--- START OF EXTRACTED DATA ---

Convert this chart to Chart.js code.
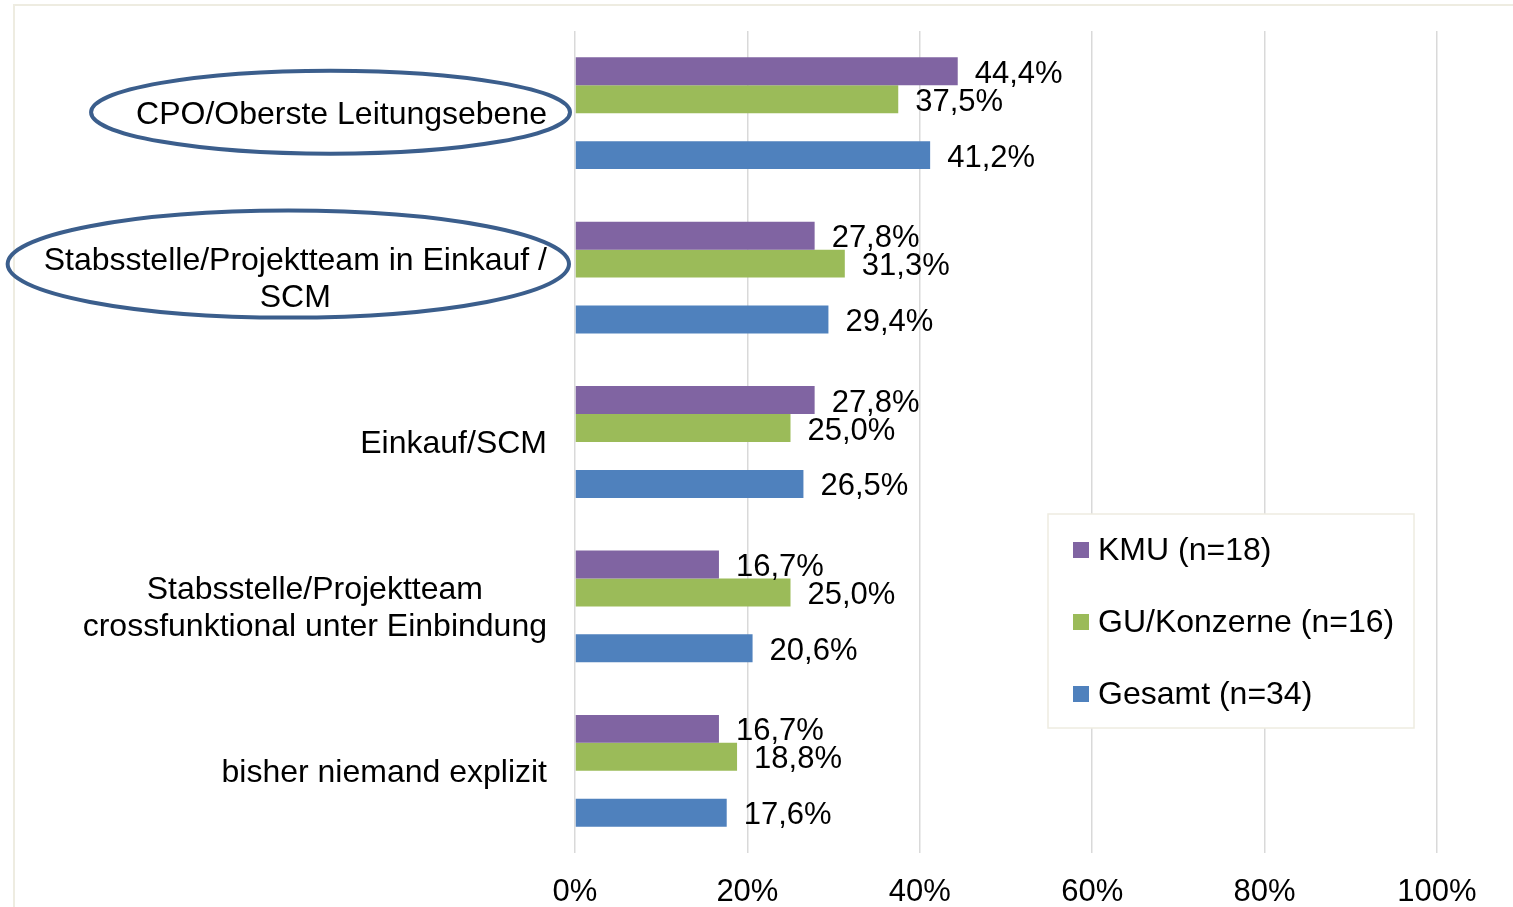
<!DOCTYPE html>
<html>
<head>
<meta charset="utf-8">
<script src="https://cdn.jsdelivr.net/npm/chart.js@4.4.1/dist/chart.umd.min.js"></script>
<style>
  html, body { margin: 0; padding: 0; background: #ffffff; }
  #wrap { width: 1513px; height: 907px; position: relative; }
</style>
</head>
<body>
<div id="wrap"><canvas id="c" width="1513" height="907"></canvas></div>
<script>
// ---- data ----
const categories = [
  ['CPO/Oberste Leitungsebene'],
  ['Stabsstelle/Projektteam in Einkauf /', 'SCM'],
  ['Einkauf/SCM'],
  ['Stabsstelle/Projektteam', 'crossfunktional unter Einbindung'],
  ['bisher niemand explizit']
];
const seriesNames = ['KMU (n=18)', 'GU/Konzerne (n=16)', 'Gesamt (n=34)'];
const kmu    = [44.4, 27.8, 27.8, 16.7, 16.7];
const gu     = [37.5, 31.3, 25.0, 25.0, 18.8];
const gesamt = [41.2, 29.4, 26.5, 20.6, 17.6];
const xTicks = [0, 20, 40, 60, 80, 100];
const highlighted = [0, 1];

// ---- styles ----
const FONT = "'Liberation Sans', Arial, sans-serif";
const colors = ['#8064A2', '#9BBB59', '#4F81BD'];

const datasets = [
  { label: seriesNames[0], data: kmu, backgroundColor: colors[0] },
  { label: seriesNames[1], data: gu, backgroundColor: colors[1] },
  { label: '', data: categories.map(() => null), backgroundColor: 'rgba(0,0,0,0)' }, // empty gap slot
  { label: seriesNames[2], data: gesamt, backgroundColor: colors[2] }
];

const frame = {
  id: 'frame',
  beforeDraw(chart) {
    const ctx = chart.ctx;
    ctx.save();
    ctx.strokeStyle = '#EEECE1';
    ctx.lineWidth = 2;
    ctx.beginPath();
    ctx.moveTo(14, chart.height);
    ctx.lineTo(14, 5);
    ctx.lineTo(chart.width, 5);
    ctx.stroke();
    ctx.restore();
  }
};

const categoryLabels = {
  id: 'categoryLabels',
  afterDraw(chart) {
    const ctx = chart.ctx;
    const y = chart.scales.y;
    const right = chart.chartArea.left - 28;
    const lh = 37;
    ctx.save();
    ctx.font = '32px ' + FONT;
    ctx.fillStyle = '#000000';
    ctx.textBaseline = 'middle';
    ctx.textAlign = 'center';
    categories.forEach((lines, i) => {
      const cy = y.getPixelForValue(i);
      const widest = Math.max(...lines.map(l => ctx.measureText(l).width));
      const cx = right - widest / 2;
      const y0 = cy + 2 - (lines.length - 1) * lh / 2;
      lines.forEach((l, k) => ctx.fillText(l, cx, y0 + k * lh));
      if (highlighted.includes(i)) {
        const ann = i === 0
          ? { padL: 45, padR: 23, dy: -1, ry: 41.5 }
          : { padL: 36, padR: 22, dy: -13.5, ry: 53.5 };
        const left = right - widest - ann.padL;
        const rgt = right + ann.padR;
        ctx.save();
        ctx.strokeStyle = '#3B5E8C';
        ctx.lineWidth = 4;
        ctx.beginPath();
        ctx.ellipse((left + rgt) / 2, cy + ann.dy, (rgt - left) / 2, ann.ry, 0, 0, Math.PI * 2);
        ctx.stroke();
        ctx.restore();
      }
    });
    ctx.restore();
  }
};

const valueLabels = {
  id: 'valueLabels',
  afterDatasetsDraw(chart) {
    const ctx = chart.ctx;
    ctx.save();
    ctx.font = '31px ' + FONT;
    ctx.fillStyle = '#000000';
    ctx.textAlign = 'left';
    ctx.textBaseline = 'middle';
    chart.data.datasets.forEach((ds, di) => {
      if (!ds.label) return;
      const meta = chart.getDatasetMeta(di);
      meta.data.forEach((bar, i) => {
        const v = ds.data[i];
        if (v == null) return;
        ctx.fillText(v.toFixed(1).replace('.', ',') + '%', bar.x + 17, bar.y + 3);
      });
    });
    ctx.restore();
  }
};

const boxLegend = {
  id: 'boxLegend',
  afterDraw(chart) {
    const ctx = chart.ctx;
    const bx = 1048, by = 514, bw = 366, bh = 214;
    ctx.save();
    ctx.fillStyle = '#ffffff';
    ctx.fillRect(bx, by, bw, bh);
    ctx.strokeStyle = '#EEECE1';
    ctx.lineWidth = 1.5;
    ctx.strokeRect(bx, by, bw, bh);
    ctx.font = '32px ' + FONT;
    ctx.textBaseline = 'middle';
    ctx.textAlign = 'left';
    let k = 0;
    chart.data.datasets.forEach(ds => {
      if (!ds.label) return;
      const cy = by + 35 + k * 72;
      ctx.fillStyle = ds.backgroundColor;
      ctx.fillRect(bx + 25, cy - 7, 16, 16);
      ctx.fillStyle = '#000000';
      ctx.fillText(ds.label, bx + 50, cy + 2);
      k++;
    });
    ctx.restore();
  }
};

new Chart(document.getElementById('c'), {
  type: 'bar',
  data: { labels: categories.map(c => c.join(' ')), datasets },
  options: {
    responsive: false,
    animation: false,
    indexAxis: 'y',
    layout: { padding: { top: 31, right: 76, bottom: 0, left: 0 } },
    datasets: { bar: { categoryPercentage: 0.68, barPercentage: 1.0, borderWidth: 0 } },
    plugins: { legend: { display: false }, tooltip: { enabled: false } },
    scales: {
      x: {
        min: 0, max: 100,
        afterBuildTicks(scale) { scale.ticks = xTicks.map(v => ({ value: v })); },
        afterFit(scale) { scale.height = 54; },
        grid: { color: '#D9D9D9', lineWidth: 1.5, drawTicks: false },
        border: { display: false },
        ticks: {
          padding: 21,
          color: '#000000',
          font: { family: FONT, size: 31, lineHeight: 1.2 },
          callback: v => v + '%'
        }
      },
      y: {
        afterFit(scale) { scale.width = 575; },
        grid: { display: false },
        border: { display: false },
        ticks: { display: false }
      }
    }
  },
  plugins: [frame, valueLabels, categoryLabels, boxLegend]
});
</script>
</body>
</html>
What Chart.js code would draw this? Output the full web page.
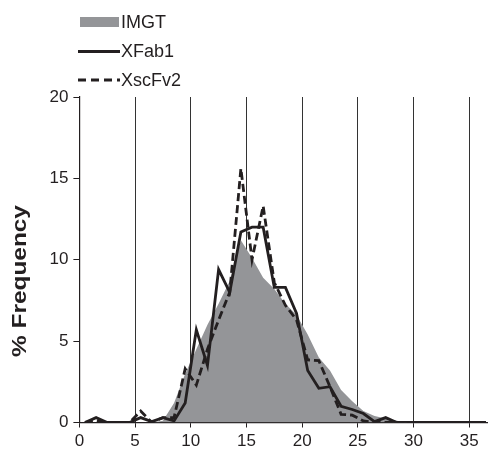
<!DOCTYPE html>
<html><head><meta charset="utf-8">
<script src="https://cdn.jsdelivr.net/npm/chart.js@4/dist/chart.umd.min.js"></script>
<style>html,body{margin:0;padding:0;background:#fff}#wrap{width:490px;height:453px;position:relative}</style>
</head><body><div id="wrap"><canvas id="c" width="490" height="453"></canvas></div>
<script>
// CDR3 length bins (x positions)
const lengths = [0.5,1.5,2.5,3.5,4.5,5.5,6.5,7.5,8.5,9.5,10.5,11.5,12.5,13.5,14.5,15.5,16.5,17.5,18.5,19.5,20.5,21.5,22.5,23.5,24.5,25.5,26.5,27.5,28.5,29.5,30.5,31.5,32.5,33.5,34.5,35.5,36.5];
const imgt   = [0,0,0,0,0,0,0,0.1,1.2,3.0,4.5,6.0,7.3,8.7,11.2,10.1,8.9,8.2,7.3,6.6,5.4,4.0,3.2,2.0,1.3,0.7,0.4,0.25,0.1,0,0,0,0,0,0,0,0];
const xfab1  = [0,0.3,0,0,0,0.3,0.05,0.3,0.1,1.2,5.7,3.5,9.4,8.0,11.7,12.0,12.0,8.3,8.3,6.7,3.2,2.1,2.2,1.0,0.8,0.55,0.05,0.3,0,0,0,0,0,0,0,0,0];
const xscfv2 = [0,0.1,0,0,0,0.7,0,0.3,0.3,3.3,2.3,4.5,6.3,8.0,15.6,10.0,13.3,8.6,7.2,6.3,3.85,3.8,2.2,0.5,0.45,0.1,0,0,0,0,0,0,0,0,0,0,0];
const seriesNames = ['IMGT','XFab1','XscFv2'];
const yTitle = '% Frequency';
const xTickStep = 5;
const yTickStep = 5;

const ink = '#231f20';
const grey = '#949598';
const FONT = '"Liberation Sans", Arial, sans-serif';
const pts = arr => lengths.map((x,i)=>({x:x,y:arr[i]}));

const legendPlugin = {
  id:'vlegend',
  afterDraw(chart){
    const c = chart.ctx;
    c.save();
    c.font = '18px ' + FONT;
    c.textBaseline = 'middle';
    c.textAlign = 'left';
    const rows = [22, 51.5, 80];
    c.fillStyle = grey;
    c.fillRect(80, 17, 39, 10);
    c.fillStyle = ink;
    c.fillText(seriesNames[0], 121, rows[0]+1);
    c.strokeStyle = ink; c.lineWidth = 2.8;
    c.beginPath(); c.moveTo(78, rows[1]); c.lineTo(120, rows[1]); c.stroke();
    c.fillText(seriesNames[1], 121, rows[1]+1);
    c.setLineDash([8,5]);
    c.beginPath(); c.moveTo(78, rows[2]); c.lineTo(120, rows[2]); c.stroke();
    c.setLineDash([]);
    c.fillText(seriesNames[2], 121, rows[2]+1);
    // y-axis title (stretched like the source figure)
    c.translate(20, 281);
    c.rotate(-Math.PI/2);
    c.scale(1.22, 1);
    c.font = 'bold 20px ' + FONT;
    c.textAlign = 'center';
    c.fillText(yTitle, 0, 0);
    c.restore();
  }
};

new Chart(document.getElementById('c'), {
  type:'line',
  data:{datasets:[
    {label:seriesNames[1], data:pts(xfab1), borderColor:ink, borderWidth:2.8, pointRadius:0, fill:false, tension:0, order:1},
    {label:seriesNames[2], data:pts(xscfv2), borderColor:ink, borderWidth:2.8, borderDash:[8,4], pointRadius:0, fill:false, tension:0, order:2},
    {label:seriesNames[0], data:pts(imgt), borderColor:'rgba(0,0,0,0)', borderWidth:0, backgroundColor:grey, pointRadius:0, fill:'origin', tension:0, order:3}
  ]},
  options:{
    responsive:false, animation:false, devicePixelRatio:1,
    layout:{padding:{top:97, right:3, left:0, bottom:0}},
    plugins:{legend:{display:false}, tooltip:{enabled:false}},
    scales:{
      x:{type:'linear', min:0, max:36.6,
        afterFit(s){ s.height = 30.5; },
        ticks:{stepSize:xTickStep, includeBounds:false, color:ink, font:{size:17, family:FONT}, padding:4, maxRotation:0},
        grid:{color:'#333', lineWidth:1, drawTicks:true, tickLength:5, tickColor:ink},
        border:{color:ink, width:1.2}
      },
      y:{min:0, max:20,
        afterFit(s){ s.width = 79.4; },
        ticks:{stepSize:yTickStep, color:ink, font:{size:17, family:FONT}, padding:5},
        grid:{drawOnChartArea:false, drawTicks:true, tickLength:6, tickColor:ink},
        border:{color:ink, width:1.2},
        title:{display:false}
      }
    }
  },
  plugins:[legendPlugin]
});
</script></body></html>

--- END OF EXTRACTED DATA ---

Copy each line of the data that contains the word "code".

→ **FINISHED EXERCISE**
Convert this chart to Chart.js code.
What Chart.js code would draw this? Output the full web page.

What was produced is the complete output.